In Digital Parenting: The Challenges for Families in the Digital Age, a publication of the Nordic Council of Ministers, its authors Giovanna Mascheroni, Cristina Ponte, and Ana Jorge gave this definition:

“Digital parenting is a popular yet polysemic concept that refers both to how parents are increasingly engaged in regulating their children’s relationships with digital media (parental mediation), and how parents themselves incorporate digital media in their daily activities and parenting practices, and, in so doing, develop emergent forms of parenting.”

Having been immersed in this work for the past decade, and noting how children interact with technology and behave online, I can only stress one important thing: parents need to be digitally updated. Parents cannot not know. Parents cannot make excuses about not understanding the digital sphere.

Having been part of the team of experts which put together the Digital Citizenship Framework (UNESCO, 2017), as the basis of the Digital Kids Asia Pacific’s Digital Citizenship (UNESCO, 2019), it made me realize how encompassing Digital Citizenship is for the young, and parents have a big role to play.

UNESCO’s DKAP Digital Citizenship Report recommended that parents “embrace positive sides of screen time, but with caution!”

It’s a simple but strong message. Parents as asked to balance the digital opportunities their children to exposed to and maximized. At the same time, they have to be adept in managing the digital risks that their children and their families may encounter.

Parents need to consider the points UNESCO recommended:

It is not just about the length of screen time use.

Parents need to go beyond the length or quantity of use. It is more important to understand how children use digital media as well as the quality of content they consume. One child may go online for two hours after school to play Mobile Legend, and another may go to YouTube for robotic videos for his class.

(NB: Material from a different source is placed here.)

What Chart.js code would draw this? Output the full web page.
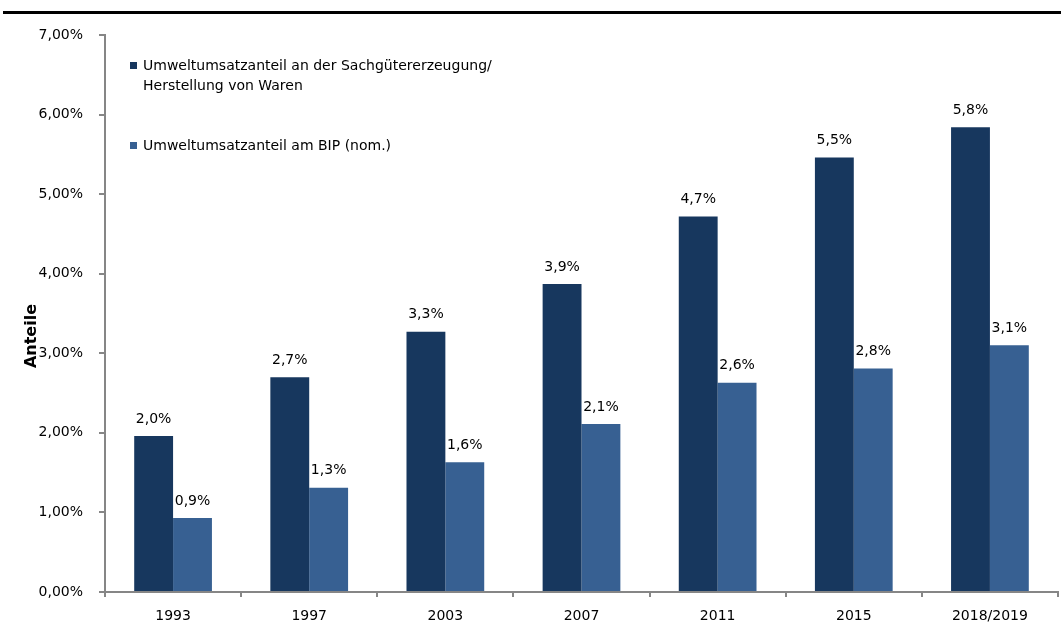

Parents need to guide children to use digital devices in ways that support digital citizenship.

Online learning supports digital citizenship. Children are already digital literates, but they can become digital innovators and creators. It’s also best if they can learn how to be emotionally mature and digitally resilient in traversing the complexity of the online world.

Children should be encouraged to spend their time in a balanced manner that includes healthy physical and social activities.

I’ve been involved in parenting education for almost a decade now, and this has always been my primary message: children must have right balance between their online and real lives. Parents  cannot discount the fact that there are developmentally sound activities and matters that we need to consider for the children. Parents need to keep balancing, checking, mentoring, mediating, re-aligning, and connecting with their children.

The truth is, parents cannot wait for government to lay down the rules, for governing bodies to flag down online predators, and for software developers to develop only good content.

Parents cannot let their children alone with technology.

We are the parents, and we need to raise children who thrive and succeed in the digital age.